Nine days after his arrest and in a summary trial, Fábregas was sentenced to nine months in prison for the crime of incitement to commit a crime, although he didn’t set foot in the street on July 11. He only managed to have a lawyer one day before the trial, his family said at the time.

Although the young man belonged to the United Anti-Totalitarian Forum at the time of his call to take to the streets, he was a “self-employed opponent,” according to his mother. In December 2020, he had already spent three days under arrest, after he posted a photograph on social networks where he appeared with a sign that said: “No More Misery.”

Fábregas’ mother, who along with her son has suffered pressure from State Security all this time, was also interrogated on Tuesday, despite not being summoned.

“I think that they’re trying to prevent a new July 11 in Cuba and are beginning to threaten all those they believe have the courage to demonstrate,” is the spirited young man’s explanation for the harassment they are suffering. “Also because I have appeared on television in Miami, on América TeVé, and because since I got out of my unjust confinement I have continued my activism on social networks and have contributed to helping my brother prisoners.”

In this regard, he mentions Luis Mario Niedas, sentenced to three years in prison for continued contempt, who is serving his sentence in Nieves-Morejón prison. “We are not allowed to approach the family of Luis Mario Niedas,” says Fábregas. “They want us to stop supporting him and they are trying to isolate him and make him feel lonely and forgotten.”

Neither in prison nor outside it, has Alexander Fábregas ever renounced his dissent. “I will continue to be a human rights defender in Cuba and, especially, here in Sancti Spíritus,” Fábregas said in an interview with 14ymedio after being released, although he took into account that “I have to be cautious, because I already have a criminal record and for sure they will want to continue summoning me to the police and harassing me.”

This same Thursday, the Cuban Prosecutor’s Office reported four other final sentences, against 33 participants of July 11, in this case in Havana and Mayabeque. The defendants were convicted, “fundamentally,” according to a note in Granma, for crimes of sedition, sabotage and public disorder.
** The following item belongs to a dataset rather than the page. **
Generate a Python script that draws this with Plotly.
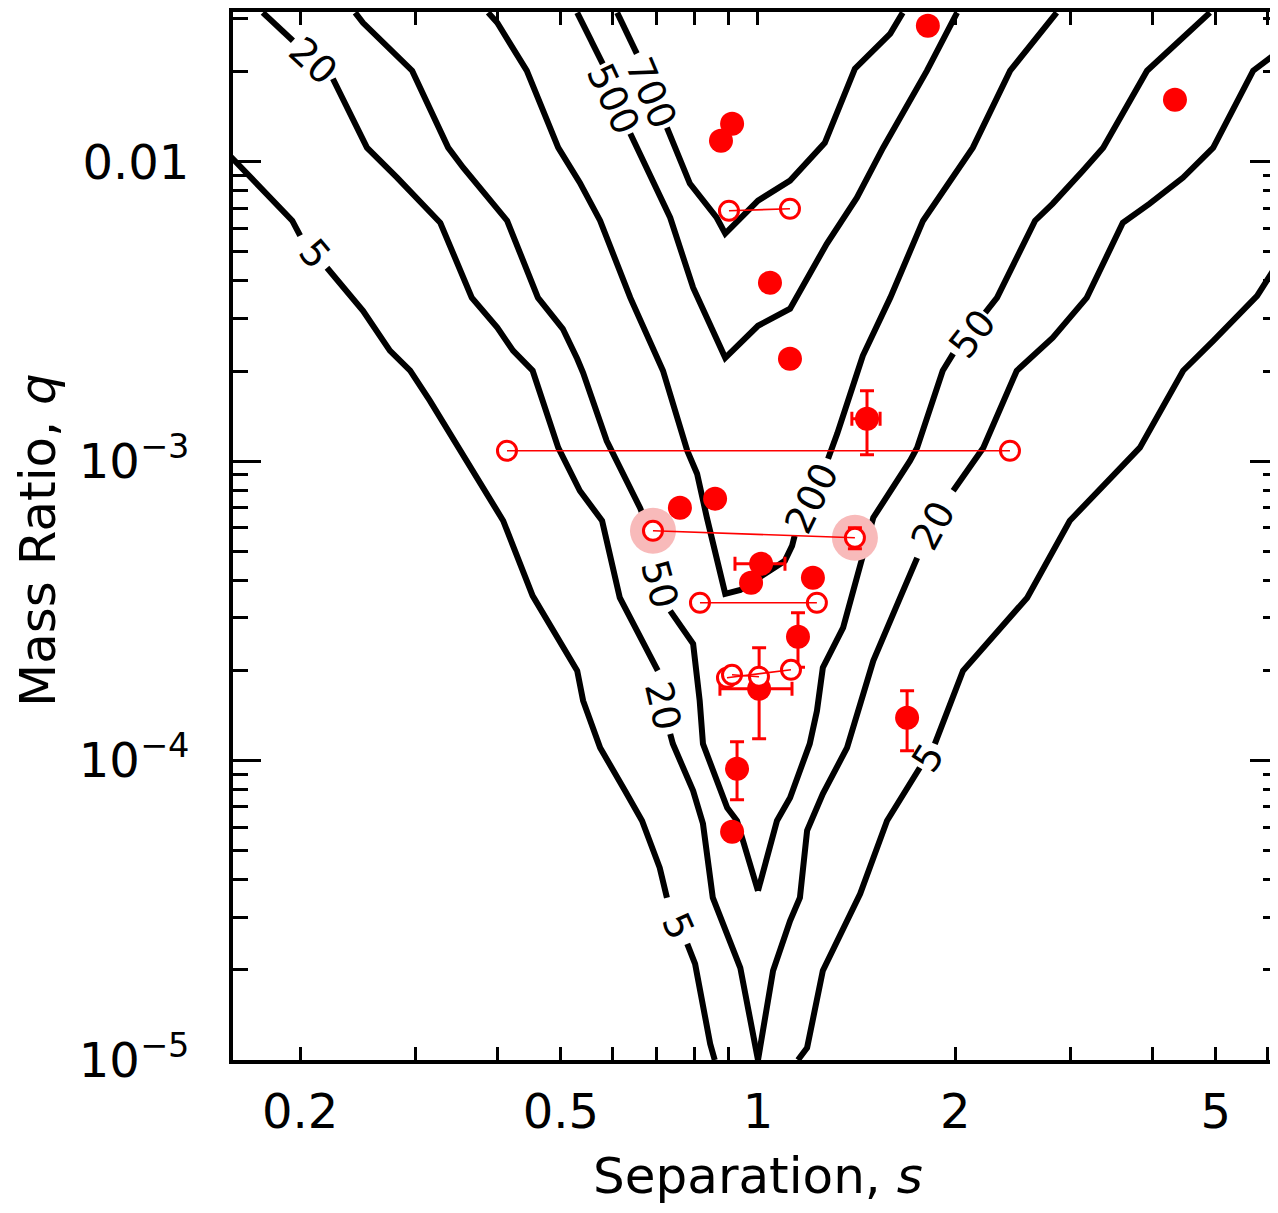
import plotly.graph_objects as go

# ---------------- contour lines (log10 s, log10 q), split where labels sit ----------------
C5_LOGS = [[-0.805, -0.756, -0.711, -0.699],
           [-0.658, -0.603, -0.562, -0.531, -0.501, -0.455, -0.389, -0.344, -0.276, -0.267, -0.241, -0.203, -0.177, -0.150, -0.139],
           [-0.108, -0.096, -0.073, -0.066],
           [0.061, 0.075, 0.099, 0.156, 0.197, 0.247],
           [0.270, 0.313, 0.411, 0.476, 0.583, 0.649, 0.695, 0.762, 0.805]]
C5_LOGQ = [[-1.983, -2.097, -2.197, -2.247],
           [-2.354, -2.498, -2.631, -2.698, -2.798, -2.965, -3.199, -3.450, -3.700, -3.800, -3.957, -4.101, -4.201, -4.358, -4.458],
           [-4.612, -4.679, -4.946, -5.0],
           [-5.0, -4.959, -4.702, -4.445, -4.201, -4.024],
           [-3.944, -3.700, -3.456, -3.199, -2.955, -2.698, -2.598, -2.448, -2.300]]

C20_LOGS = [[-0.756, -0.710],
            [-0.649, -0.597, -0.551, -0.485, -0.437, -0.398, -0.374, -0.344, -0.305, -0.272, -0.238, -0.211, -0.153],
            [-0.134, -0.130, -0.099, -0.084, -0.069, -0.027, 0.0],
            [0.0, 0.023, 0.049, 0.064, 0.075, 0.099, 0.136, 0.156, 0.176, 0.217, 0.243],
            [0.298, 0.344, 0.395, 0.450, 0.502, 0.557, 0.598, 0.649, 0.695, 0.756, 0.805]]
C20_LOGQ = [[-1.502, -1.596],
            [-1.723, -1.953, -2.053, -2.204, -2.454, -2.554, -2.631, -2.698, -2.955, -3.099, -3.199, -3.456, -3.700],
            [-3.911, -3.944, -4.101, -4.211, -4.458, -4.692, -5.0],
            [-5.0, -4.702, -4.535, -4.458, -4.234, -4.111, -3.957, -3.810, -3.667, -3.456, -3.323],
            [-3.099, -2.955, -2.698, -2.588, -2.454, -2.204, -2.140, -2.053, -1.953, -1.696, -1.615]]

C50_LOGS = [[-0.615, -0.603, -0.528, -0.473, -0.450, -0.383, -0.336, -0.298, -0.276, -0.267, -0.231, -0.180, -0.165],
            [-0.134, -0.099, -0.089, -0.084, -0.047, -0.032, 0.0],
            [0.0, 0.029, 0.049, 0.079, 0.090, 0.099, 0.130, 0.145, 0.156, 0.176, 0.232, 0.243, 0.282, 0.298],
            [0.347, 0.365, 0.423, 0.450, 0.496, 0.527, 0.594, 0.649, 0.690]]
C50_LOGQ = [[-1.502, -1.536, -1.696, -1.953, -2.020, -2.197, -2.454, -2.558, -2.658, -2.705, -2.932, -3.156, -3.240],
            [-3.500, -3.610, -3.800, -3.944, -4.158, -4.201, -4.435],
            [-4.435, -4.201, -4.124, -3.944, -3.834, -3.690, -3.556, -3.433, -3.343, -3.189, -2.999, -2.955, -2.698, -2.641],
            [-2.504, -2.454, -2.197, -2.140, -2.030, -1.953, -1.696, -1.586, -1.502]]

C200_LOGS = [[-0.412, -0.398, -0.353, -0.305, -0.272, -0.241, -0.195, -0.153, -0.145, -0.108, -0.093, -0.078, -0.050,
              -0.027, 0.041, 0.052, 0.056],
             [0.107, 0.121, 0.151, 0.160, 0.202, 0.252, 0.328, 0.385, 0.456]]
C200_LOGQ = [[-1.502, -1.536, -1.696, -1.953, -2.070, -2.197, -2.454, -2.665, -2.698, -2.965, -3.042, -3.189, -3.443,
              -3.430, -3.333, -3.283, -3.249],
             [-2.992, -2.908, -2.708, -2.648, -2.454, -2.197, -1.953, -1.696, -1.502]]

C500_LOGS = [[-0.276, -0.237],
             [-0.195, -0.134, -0.099, -0.050, 0.0, 0.049, 0.105, 0.151, 0.191, 0.258, 0.304]]
C500_LOGQ = [[-1.502, -1.673],
             [-1.906, -2.187, -2.421, -2.655, -2.548, -2.491, -2.274, -2.120, -1.953, -1.696, -1.502]]

C700_LOGS = [[-0.215, -0.185],
             [-0.139, -0.104, -0.063, -0.050, 0.0, 0.049, 0.102, 0.148, 0.202, 0.221]]
C700_LOGQ = [[-1.502, -1.639],
             [-1.886, -2.073, -2.187, -2.240, -2.130, -2.063, -1.937, -1.689, -1.572, -1.502]]

# contour labels: text, log10 s, log10 q, angle
LABEL_TEXT = ["20", "5", "20", "5", "5", "20", "50", "50", "200", "500", "700"]
LABEL_LOGS = [-0.679, -0.676, -0.145, -0.122, 0.2595, 0.267, -0.150, 0.327, 0.082, -0.221, -0.163]
LABEL_LOGQ = [-1.663, -2.307, -3.817, -4.552, -3.991, -3.216, -3.409, -2.574, -3.122, -1.790, -1.770]
LABEL_ANGLE = [43, 50, 77, 66, -58, -62, 75, -52, -64, 65, 67]

# ---------------- planet detections ----------------
F_S = [1.817, 4.331, 0.913, 0.878, 1.043, 1.119, 1.467, 0.760, 0.860, 1.011, 0.976, 1.213, 1.151, 1.004, 0.929, 0.913, 1.689]
F_Q = [0.02846, 0.01611, 0.01339, 0.01175, 0.003944, 0.002198, 0.001385, 0.000699, 0.000749, 0.0004544,
       0.0003925, 0.0004079, 0.000259, 0.0001737, 0.0000939, 0.0000578, 0.000139]
F_Q_HI = [None, None, None, None, None, None, 0.001718, None, None, None, None, None, 0.0003116, 0.000238, 0.0001156, None, 0.000171]
F_Q_LO = [None, None, None, None, None, None, 0.00105, None, None, None, None, None, 0.0002048, 0.0001182, 0.000074, None, 0.0001078]
F_S_HI = [None, None, None, None, None, None, 1.536, None, None, 1.0995, None, None, None, 1.127, None, None, None]
F_S_LO = [None, None, None, None, None, None, 1.391, None, None, 0.9223, None, None, None, 0.8748, None, None, None]

# degenerate solutions (open circles joined by a line)
P_S1 = [0.903, 0.4138, 0.6913, 0.8155, 0.8967, 0.9127]
P_Q1 = [0.006859, 0.001083, 0.0005853, 0.0003365, 0.0001891, 0.0001934]
P_S2 = [1.119, 2.425, 1.406, 1.230, 1.123, 1.0035]
P_Q2 = [0.006966, 0.001083, 0.0005549, 0.0003365, 0.0002010, 0.0001905]
P2_Q_HI = [None, None, 0.0005991, None, None, None]
P2_Q_LO = [None, None, 0.00051, None, None, None]
HALO_PAIR = 2

X_TITLE = "Separation, <i>s</i>"
Y_TITLE = "Mass Ratio, <i>q</i>"

RED = "#ff0000"
FONT = "DejaVu Sans"


def plus(vals, his):
    return [None if h is None else h - v for v, h in zip(vals, his)]


def minus(vals, los):
    return [None if lo is None else v - lo for v, lo in zip(vals, los)]


fig = go.Figure()

for segs_s, segs_q in [(C5_LOGS, C5_LOGQ), (C20_LOGS, C20_LOGQ), (C50_LOGS, C50_LOGQ),
                       (C200_LOGS, C200_LOGQ), (C500_LOGS, C500_LOGQ), (C700_LOGS, C700_LOGQ)]:
    xs, ys = [], []
    for ls, lq in zip(segs_s, segs_q):
        xs += [10 ** v for v in ls] + [None]
        ys += [10 ** v for v in lq] + [None]
    fig.add_trace(go.Scatter(x=xs, y=ys, mode="lines", line=dict(color="black", width=6),
                             hoverinfo="skip", showlegend=False))

# halo around one degenerate pair
fig.add_trace(go.Scatter(x=[P_S1[HALO_PAIR], P_S2[HALO_PAIR]], y=[P_Q1[HALO_PAIR], P_Q2[HALO_PAIR]],
                         mode="markers", marker=dict(symbol="circle", size=46, color="#f8baba"),
                         showlegend=False, hoverinfo="skip"))

# filled detections with error bars
fig.add_trace(go.Scatter(
    x=F_S, y=F_Q, mode="markers",
    marker=dict(symbol="circle", size=24, color=RED),
    error_y=dict(type="data", symmetric=False, array=plus(F_Q, F_Q_HI), arrayminus=minus(F_Q, F_Q_LO),
                 color=RED, thickness=3, width=7),
    error_x=dict(type="data", symmetric=False, array=plus(F_S, F_S_HI), arrayminus=minus(F_S, F_S_LO),
                 color=RED, thickness=3, width=7),
    showlegend=False))

# open circles
fig.add_trace(go.Scatter(x=P_S1, y=P_Q1, mode="markers",
                         marker=dict(symbol="circle", size=19, color="white", line=dict(color=RED, width=3)),
                         showlegend=False))
fig.add_trace(go.Scatter(x=P_S2, y=P_Q2, mode="markers",
                         marker=dict(symbol="circle", size=19, color="white", line=dict(color=RED, width=3)),
                         error_y=dict(type="data", symmetric=False, array=plus(P_Q2, P2_Q_HI),
                                      arrayminus=minus(P_Q2, P2_Q_LO), color=RED, thickness=3, width=7),
                         showlegend=False))

# connecting lines
lx, ly = [], []
for a, b, c, d in zip(P_S1, P_Q1, P_S2, P_Q2):
    lx += [a, c, None]
    ly += [b, d, None]
fig.add_trace(go.Scatter(x=lx, y=ly, mode="lines", line=dict(color=RED, width=1.6),
                         showlegend=False, hoverinfo="skip"))

for t, ls, lq, ang in zip(LABEL_TEXT, LABEL_LOGS, LABEL_LOGQ, LABEL_ANGLE):
    fig.add_annotation(x=ls, y=lq, xref="x", yref="y", text=t, showarrow=False, textangle=ang,
                       font=dict(family=FONT, size=38, color="black"))

# axis titles
fig.add_annotation(x=0.5024, y=-0.1405, xref="paper", yref="paper", text=X_TITLE, showarrow=False,
                   xanchor="center", yanchor="bottom", font=dict(family=FONT, size=50, color="black"))
fig.add_annotation(x=-0.1866, y=0.4962, xref="paper", yref="paper", text=Y_TITLE, showarrow=False,
                   textangle=-90, xanchor="center", yanchor="middle", font=dict(family=FONT, size=50, color="black"))

# long tick at s = 1 (bottom and top)
for y0, y1 in [(0, 27 / 1048), (1, 1 - 27 / 1048)]:
    fig.add_shape(type="line", xref="x", yref="paper", x0=0, x1=0, y0=y0, y1=y1,
                  line=dict(color="black", width=3))

X_TICKS = [0.2, 0.5, 1, 2, 5]
X_TICKTEXT = ["0.2", "0.5", "1", "2", "5"]
X_MINOR = [0.3, 0.4, 0.6, 0.7, 0.8, 0.9, 3, 4, 6]
Y_TICKS = [1e-5, 1e-4, 1e-3, 1e-2]
Y_TICKTEXT = ["10<sup>\u22125</sup>", "10<sup>\u22124</sup>", "10<sup>\u22123</sup>", "0.01"]
Y_MINOR = [m * 10 ** e for e in (-5, -4, -3, -2) for m in range(2, 10) if m * 10 ** e < 0.032]

fig.update_xaxes(type="log", range=[-0.8015, 0.7939], tickvals=X_TICKS, ticktext=X_TICKTEXT,
                 ticks="inside", ticklen=13, tickwidth=3, tickcolor="black",
                 minor=dict(tickvals=X_MINOR, ticks="inside", ticklen=13, tickwidth=3, tickcolor="black", showgrid=False),
                 showline=True, linewidth=4, linecolor="black", mirror="ticks", automargin=False,
                 showgrid=False, zeroline=False, ticklabelstandoff=6,
                 tickfont=dict(family=FONT, size=48, color="black"))
fig.update_yaxes(type="log", range=[-5, -1.5], tickvals=Y_TICKS, ticktext=Y_TICKTEXT,
                 ticks="inside", ticklen=28, tickwidth=3, tickcolor="black",
                 minor=dict(tickvals=Y_MINOR, ticks="inside", ticklen=15, tickwidth=3, tickcolor="black", showgrid=False),
                 showline=True, linewidth=4, linecolor="black", mirror="ticks", automargin=False,
                 showgrid=False, zeroline=False, ticklabelstandoff=30,
                 tickfont=dict(family=FONT, size=48, color="black"))

fig.update_layout(width=1270, height=1197, margin=dict(l=225, r=0, t=4, b=145),
                  plot_bgcolor="white", paper_bgcolor="white", showlegend=False)

fig.write_html("out.html")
A total of 30 young people received prison sentences; 10 of the sentences are between 10 and 18 years, and 20 sentences are between 5 and 9 years, says the official report, without further details. It adds that two others were sentenced to “correctional work without internment” and a third to “limitation of freedom.”

Four days ago, the Prosecutor’s Office estimated the number of people convicted after the 11J demonstrations at 381. In an official notice, the Prosecutor’s Office indicated that 76 sentences are no longer subject to appeal and have resulted in sentences of deprivation of liberty for 297 people, of whom 36 committed a crime of sedition, according to Cuban judges. All those convicted of these acts received between 5 and 25 years in prison.
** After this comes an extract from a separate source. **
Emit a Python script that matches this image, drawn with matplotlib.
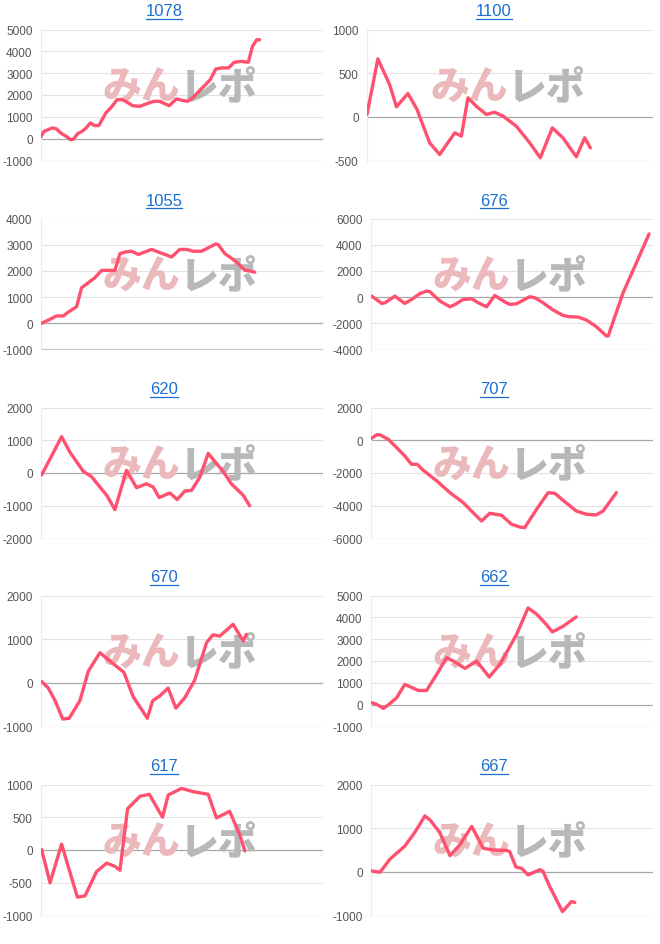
import matplotlib
matplotlib.use('Agg')
import matplotlib.pyplot as plt
from matplotlib.lines import Line2D
import numpy as np

# panel titles (machine numbers) in reading order
titles = ['1078', '1100', '1055', '676', '620', '707', '670', '662', '617', '667']

# x positions are progress through the period (0-100), y values are the running totals
x1078 = [0, 1, 4, 5.5, 7, 9, 10.5, 11.5, 13, 14.5, 16, 17.5, 19, 20.5, 23, 25, 27, 28.5, 30, 32.5,
         35, 37.5, 40, 42, 45.5, 48, 50, 52, 54, 56, 58, 60, 62, 64, 66.5, 68.5, 71, 73.5, 75, 76.5, 77.5]
y1078 = [100, 330, 490, 450, 260, 100, -50, -20, 230, 330, 490, 720, 600, 600, 1180, 1450, 1790, 1790,
         1710, 1510, 1480, 1600, 1710, 1710, 1510, 1820, 1760, 1710, 1890, 2170, 2430, 2700, 3190, 3240,
         3240, 3500, 3540, 3500, 4230, 4530, 4530]

x1100 = [0, 3.8, 7.9, 10.3, 14.3, 17.5, 21.9, 25.4, 30.7, 33, 35.3, 38.2, 41.7, 44.6, 47.6, 52.2,
         56.9, 60.6, 64.8, 68.5, 73.2, 76.1, 78.1]
y1100 = [27, 664, 370, 115, 267, 84, -298, -431, -183, -221, 218, 122, 27, 53, 8, -107, -298, -469,
         -126, -240, -458, -240, -355]

x1055 = [0.2, 2, 5.5, 7.9, 9.7, 12.6, 14.4, 16.8, 19.1, 21.5, 26.2, 28, 29.8, 32.1, 34.5, 36.8, 39.2,
         41.6, 43.9, 46.3, 49.2, 51.6, 54, 56.9, 59.3, 62, 62.8, 65.2, 68.1, 69.9, 72.3, 74, 75.8]
y1055 = [0, 90, 280, 280, 430, 630, 1360, 1550, 1740, 2020, 2020, 2660, 2720, 2750, 2630, 2720, 2820,
         2720, 2630, 2530, 2820, 2820, 2750, 2750, 2880, 3030, 3010, 2660, 2440, 2280, 2020, 2000, 1950]

x676 = [0.2, 3.8, 5, 8.5, 9.7, 12, 14.4, 17.4, 19.7, 20.9, 24.4, 28, 29.8, 32.7, 35.7, 38, 41, 43.9,
        46.9, 49.2, 51.6, 56.3, 58.1, 61, 64.6, 68.1, 70.5, 73.4, 76.4, 79.9, 83.5, 84.1, 89.4, 94.1, 98.6]
y676 = [80, -480, -430, 80, -130, -480, -180, 280, 460, 410, -300, -740, -560, -180, -130, -430, -740,
        130, -300, -560, -510, 30, -50, -430, -990, -1400, -1500, -1520, -1750, -2260, -2970, -2970,
        330, 2610, 4820]

x620 = [0.2, 3.2, 7.3, 10.3, 15, 17.9, 20.9, 23.3, 26.2, 30.3, 33.9, 37.4, 39.8, 41.9, 45.7, 48.3,
        51, 53.4, 56.3, 59.3, 62.8, 64.6, 67.5, 71.7, 74]
y620 = [-60, 430, 1110, 630, 50, -110, -430, -680, -1120, 80, -450, -330, -430, -750, -610, -810,
        -550, -530, -130, 600, 230, 50, -330, -680, -1000]

x707 = [0.2, 2, 3.2, 6.1, 9.1, 12, 14.4, 16.4, 18.5, 23.3, 28, 32.7, 36.2, 39.2, 42.1, 46.3, 49.8,
        52.8, 54.5, 58.7, 62.8, 65.2, 68.1, 72.8, 76.4, 79.9, 82.3, 87]
y707 = [120, 330, 330, 60, -450, -960, -1470, -1470, -1830, -2480, -3200, -3810, -4420, -4930, -4460,
        -4580, -5130, -5300, -5340, -4220, -3200, -3240, -3670, -4320, -4520, -4560, -4320, -3200]

x670 = [0.2, 2.6, 5, 7.7, 10, 13.8, 16.8, 20.9, 24.4, 29.4, 32.7, 37.7, 39.6, 42.1, 45.1, 47.8, 51,
        54.5, 58.7, 61, 63.4, 68.1, 71.7, 72.8]
y670 = [30, -120, -410, -830, -810, -410, 270, 690, 500, 240, -320, -810, -410, -300, -120, -580,
        -340, 60, 920, 1100, 1070, 1340, 960, 1110]

x662 = [0.2, 2, 4.4, 6.1, 9.1, 12, 16.8, 19.7, 23.3, 26.8, 29.2, 33.3, 37.4, 41.9, 45.7, 51.6, 55.7,
        58.7, 62.2, 64.3, 68.1, 72.8]
y662 = [90, 15, -170, -15, 320, 930, 650, 650, 1390, 2150, 2000, 1660, 2000, 1270, 1840, 3210, 4430,
        4150, 3670, 3330, 3590, 4020]

x617 = [0.2, 3.2, 7.3, 12.9, 15.6, 19.7, 23.3, 26.2, 28, 30.7, 35.1, 38.4, 43.1, 45.1, 49.8, 54,
        59.3, 62.2, 66.9, 70.5, 72.3]
y617 = [10, -500, 90, -720, -700, -330, -200, -250, -310, 630, 820, 850, 500, 840, 940, 890, 850,
        490, 590, 230, -15]

x667 = [0.2, 3.2, 6.7, 12, 15.6, 19.1, 20.9, 24.4, 28, 31.5, 35.7, 39.8, 43.3, 48.1, 49.2, 51.4,
        53.4, 55.7, 59.9, 61, 63.4, 67.9, 69.3, 71.1, 72.3]
y667 = [20, -10, 290, 590, 910, 1280, 1190, 900, 370, 620, 1040, 540, 500, 490, 460, 110, 80, -70,
        50, 10, -340, -910, -810, -680, -700]

xs = [x1078, x1100, x1055, x676, x620, x707, x670, x662, x617, x667]
ys = [y1078, y1100, y1055, y676, y620, y707, y670, y662, y617, y667]

# y axis range and tick step of each panel
ylims = [(-1000, 5000, 1000), (-500, 1000, 500), (-1000, 4000, 1000), (-4000, 6000, 2000),
         (-2000, 2000, 1000), (-6000, 2000, 2000), (-1000, 2000, 1000), (-1000, 5000, 1000),
         (-1000, 1000, 500), (-1000, 2000, 1000)]

W, H = 660, 945
fig = plt.figure(figsize=(W / 100, H / 100), dpi=100)
fig.patch.set_facecolor('white')

row_tops = [0, 189, 378, 566, 755]
line_col = '#ff516f'
num_font = ['Liberation Sans', 'DejaVu Sans']
cjk_font = ['Noto Sans CJK JP', 'DejaVu Sans']

title_texts = []
for i, t in enumerate(titles):
    r, c = divmod(i, 2)
    top = row_tops[r]
    left = 41 + 330 * c
    if t == '1100':
        left = 367
    right = 323 + 330 * c
    ax = fig.add_axes([left / W, 1 - (top + 161.5) / H, (right - left) / W, 131 / H])
    lo, hi, step = ylims[i]
    ticks = np.arange(lo, hi + step, step)
    ax.set_ylim(lo, hi)
    ax.set_xlim(0, 100)
    ax.set_yticks(ticks)
    ax.set_yticklabels([str(v) for v in ticks], fontfamily=num_font, fontsize=8.5, color='#555555')
    ax.tick_params(axis='y', length=0, pad=6)
    ax.set_xticks([])
    for s in ['top', 'right', 'bottom']:
        ax.spines[s].set_visible(False)
    ax.spines['left'].set_color('#ebebeb')
    ax.spines['left'].set_linewidth(0.8)
    for v in ticks:
        if v == 0:
            ax.axhline(v, color='#a8a8a8', lw=0.9, zorder=1)
        elif v == lo:
            ax.axhline(v, color='#c8c8c8', lw=0.9, zorder=1)
        else:
            ax.axhline(v, color='#e3e3e3', lw=0.8, zorder=1)

    # watermark logo
    ax.text(0.495, 0.565, 'みん', transform=ax.transAxes, ha='right', va='center',
            fontsize=28, fontweight='black', color='#ebb9bb', fontfamily=cjk_font, zorder=2)
    ax.text(0.49, 0.565, 'レポ', transform=ax.transAxes, ha='left', va='center',
            fontsize=28, fontweight='black', color='#b8b8b8', fontfamily=cjk_font, zorder=2)

    ax.plot(xs[i], ys[i], color=line_col, lw=2.4, solid_joinstyle='round',
            solid_capstyle='round', zorder=3)

    tt = fig.text((164 + 330 * c) / W, 1 - (top + 12) / H, t, ha='center', va='center',
                  fontsize=12, color='#1a6fd0', fontfamily=num_font)
    title_texts.append(tt)

# underline the titles like links
fig.canvas.draw()
rend = fig.canvas.get_renderer()
for tt in title_texts:
    bb = tt.get_window_extent(renderer=rend)
    yy = bb.y0 - 0.5
    fig.add_artist(Line2D([bb.x0 / W, bb.x1 / W], [yy / H, yy / H], color='#1a6fd0', lw=0.9,
                          transform=fig.transFigure))

fig.savefig('out.png', dpi=100, facecolor='white')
The NGO Prisoner Defenders (PD) then attacked the data of the Prosecutor’s Office, which they described as “biased” and “fake news.” “It’s suspicious that the Prosecutor’s Office in charge of prosecuting the 11J protesters doesn’t talk about those who have been processed and limits its report, as they explicitly say, to 76 sentences that have become final,” Javier Larrondo, President of PD, told this newspaper on Monday. He denounces the fact that they have stopped reporting about the “hundreds of defendants and even hundreds of those sentenced, who are already languishing in prison.”

The objective, according to Larrondo, is to “deceive the press and make it communicate that there are only 381 people sanctioned in Cuba.” And he affirms, “There are more than 1,000 defendants, 726 sentenced.” He says that the NGO has all the documentation.